South Africa’s winter news flow has not been encouraging.
We have had protracted and sometimes violent strike action. Poor management around the issue of the appointment of a Chief Justice ultimately led to Sandile Ngcobo withdrawing his acceptance of the extension of his term of office. At the time of writing, President Jacob Zuma had, quite astonishingly, failed to respond to a devastating report by the Public Protector, who found that South Africa’s top cop and a Minister had behaved appallingly in the signing of property leases. Police slayings continue, as do incidents of abuse of citizens by some policemen. There is rising concern about the manipulation of government tenders and the likelihood that such manipulation is helping to enrich politically connected individuals. Foreign direct investment (FDI) flows into South Africa have softened and government’s handling of the Wal-Mart matter is sending worryingly mixed signals. There is a strong suspicion that some businesspeople have been prepared to behave fraudulently to obtain lucrative mineral assets. Even the weather conspired to close South Africa’s main trade artery between Durban and Johannesburg.
The only consolation is that the news from the rest of the world is equally depressing. These stories centre on the political mismanagement of the sovereign debt crisis in Europe, the brinkmanship over the debt ceiling in the US, horrific acts of terror in Norway and a train disaster in China that has raised serious questions about manufacturing quality and the role of corruption in that country’s large-scale infrastructure programmes.

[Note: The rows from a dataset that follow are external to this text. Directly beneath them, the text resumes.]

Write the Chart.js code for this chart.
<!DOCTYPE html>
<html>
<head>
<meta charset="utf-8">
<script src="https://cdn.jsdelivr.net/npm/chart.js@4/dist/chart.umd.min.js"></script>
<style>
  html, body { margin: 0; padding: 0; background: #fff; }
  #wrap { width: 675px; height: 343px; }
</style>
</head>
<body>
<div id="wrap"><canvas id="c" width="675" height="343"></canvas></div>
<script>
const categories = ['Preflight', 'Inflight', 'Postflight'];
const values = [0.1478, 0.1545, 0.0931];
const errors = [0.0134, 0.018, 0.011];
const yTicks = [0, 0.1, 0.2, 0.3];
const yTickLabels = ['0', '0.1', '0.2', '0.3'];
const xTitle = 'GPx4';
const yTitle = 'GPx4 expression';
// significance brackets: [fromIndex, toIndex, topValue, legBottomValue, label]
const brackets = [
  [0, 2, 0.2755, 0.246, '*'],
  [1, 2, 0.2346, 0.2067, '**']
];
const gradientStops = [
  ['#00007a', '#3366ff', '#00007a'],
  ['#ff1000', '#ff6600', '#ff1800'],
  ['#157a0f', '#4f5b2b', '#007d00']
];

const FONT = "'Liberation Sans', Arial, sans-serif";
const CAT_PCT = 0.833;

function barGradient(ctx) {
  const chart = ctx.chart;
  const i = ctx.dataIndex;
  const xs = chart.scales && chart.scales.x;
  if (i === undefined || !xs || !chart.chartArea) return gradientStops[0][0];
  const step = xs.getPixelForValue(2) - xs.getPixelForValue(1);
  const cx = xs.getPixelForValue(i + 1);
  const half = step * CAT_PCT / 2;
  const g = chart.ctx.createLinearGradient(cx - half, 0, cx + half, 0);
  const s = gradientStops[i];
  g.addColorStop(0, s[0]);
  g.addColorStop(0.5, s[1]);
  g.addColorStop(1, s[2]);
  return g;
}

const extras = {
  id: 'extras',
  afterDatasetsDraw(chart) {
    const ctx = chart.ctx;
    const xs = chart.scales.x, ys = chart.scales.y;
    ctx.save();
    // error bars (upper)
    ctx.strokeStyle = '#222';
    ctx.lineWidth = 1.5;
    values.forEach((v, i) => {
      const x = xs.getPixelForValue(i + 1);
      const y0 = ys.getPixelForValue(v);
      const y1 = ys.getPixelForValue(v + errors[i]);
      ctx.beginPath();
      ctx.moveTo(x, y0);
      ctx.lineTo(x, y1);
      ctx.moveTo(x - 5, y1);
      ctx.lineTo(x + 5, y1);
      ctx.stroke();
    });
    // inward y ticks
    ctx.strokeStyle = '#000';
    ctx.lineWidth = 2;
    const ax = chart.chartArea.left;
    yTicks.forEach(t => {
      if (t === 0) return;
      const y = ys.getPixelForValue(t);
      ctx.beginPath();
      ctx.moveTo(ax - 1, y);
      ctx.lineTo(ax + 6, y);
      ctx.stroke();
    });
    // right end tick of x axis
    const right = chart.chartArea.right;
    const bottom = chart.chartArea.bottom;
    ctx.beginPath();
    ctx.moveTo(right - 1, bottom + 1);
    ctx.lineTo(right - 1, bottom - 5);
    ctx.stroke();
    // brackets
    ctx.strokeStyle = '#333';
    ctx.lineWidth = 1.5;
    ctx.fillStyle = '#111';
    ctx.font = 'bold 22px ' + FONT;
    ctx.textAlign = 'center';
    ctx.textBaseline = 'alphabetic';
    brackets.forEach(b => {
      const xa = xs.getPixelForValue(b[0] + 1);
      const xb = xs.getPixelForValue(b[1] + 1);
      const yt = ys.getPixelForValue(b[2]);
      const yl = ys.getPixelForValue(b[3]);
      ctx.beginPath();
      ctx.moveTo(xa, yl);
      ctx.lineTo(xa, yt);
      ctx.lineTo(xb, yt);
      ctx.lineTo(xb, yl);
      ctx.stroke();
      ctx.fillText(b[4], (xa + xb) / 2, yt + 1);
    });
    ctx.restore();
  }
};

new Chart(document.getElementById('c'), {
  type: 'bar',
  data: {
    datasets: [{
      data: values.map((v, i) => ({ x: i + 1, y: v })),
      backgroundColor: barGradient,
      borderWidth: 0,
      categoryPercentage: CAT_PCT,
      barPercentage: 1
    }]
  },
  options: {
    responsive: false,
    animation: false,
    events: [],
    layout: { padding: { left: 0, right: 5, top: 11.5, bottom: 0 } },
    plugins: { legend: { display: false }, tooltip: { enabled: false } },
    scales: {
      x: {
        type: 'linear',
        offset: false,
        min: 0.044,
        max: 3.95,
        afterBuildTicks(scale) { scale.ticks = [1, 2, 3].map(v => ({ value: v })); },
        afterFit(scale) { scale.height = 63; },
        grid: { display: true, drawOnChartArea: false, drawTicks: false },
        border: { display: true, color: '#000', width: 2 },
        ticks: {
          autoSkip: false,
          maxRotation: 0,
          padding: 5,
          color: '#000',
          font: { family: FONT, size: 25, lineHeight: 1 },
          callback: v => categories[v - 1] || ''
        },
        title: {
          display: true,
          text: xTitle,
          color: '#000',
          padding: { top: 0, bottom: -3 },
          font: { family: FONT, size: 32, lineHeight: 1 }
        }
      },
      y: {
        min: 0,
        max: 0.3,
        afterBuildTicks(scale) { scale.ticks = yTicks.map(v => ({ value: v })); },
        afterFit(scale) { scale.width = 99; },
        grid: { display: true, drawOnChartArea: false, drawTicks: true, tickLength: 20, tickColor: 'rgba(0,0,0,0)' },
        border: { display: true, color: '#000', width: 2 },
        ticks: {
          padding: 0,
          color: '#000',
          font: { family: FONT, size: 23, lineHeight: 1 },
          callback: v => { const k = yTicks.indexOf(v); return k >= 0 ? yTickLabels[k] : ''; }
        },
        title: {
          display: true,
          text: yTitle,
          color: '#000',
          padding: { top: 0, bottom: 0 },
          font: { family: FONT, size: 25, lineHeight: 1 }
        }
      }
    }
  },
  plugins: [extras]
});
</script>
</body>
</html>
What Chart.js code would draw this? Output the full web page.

But there is another reason for South Africans to take heart: the fact that this country is on the right side of what will undoubtedly be the mega trend of the current century.
That mega trend relates to the growing importance of developing economies and the shift in economic power from West to East, and from North to South.
The United Nations Conference on Trade and Development’s ‘World Investment Report 2011’ provides a timely reminder that this shift is well and truly under way.
The report shows that, for the first time, in 2010, developing and transition countries accounted for more than half of all FDI inflows –notwithstanding South Africa’s own dramatic slump, as well as a downturn in Africa more generally. Overall flows rose by 5% to $1.24-trillion, with flows to developing economies rising by 12%.
Also for the first time, half of the top 20 FDI recipients were from developing countries, with the US still attracting the most inflows, at $228-billion, followed by China ($106-billion) and Hong Kong-China ($69-billion). Outward flows from developing countries also surged by 21% to $388-billion, increasing outward flows from developing economies from 16% of the total in 2009 to 29% last year.
The report also shows that investment activity by the 100 largest multi- national corporations, such as General Electric, has “shifted decidedly” towards developing and transition economies. Comparing international greenfield projects between 2007 and 2008, and 2009 and 2010, the number of projects targeting these economies increased by 23%, compared with only a 4% rise in developed economies.
In addition, developing economies played an important role in restoring the corporate profits of giants such as Coca-Cola and Toyota, which had been slashed by the crisis, but have now rebounded sharply.
But being on the right side of a trend will not be sufficient to ensure that one benefits from it. South Africa – through improved governance, sharper strategy and policy and, crucially, through ensuring an improved return on its investments in education – has a chance to reverse the depressing news flow, and put itself in a strong position to surf the new world economic flow.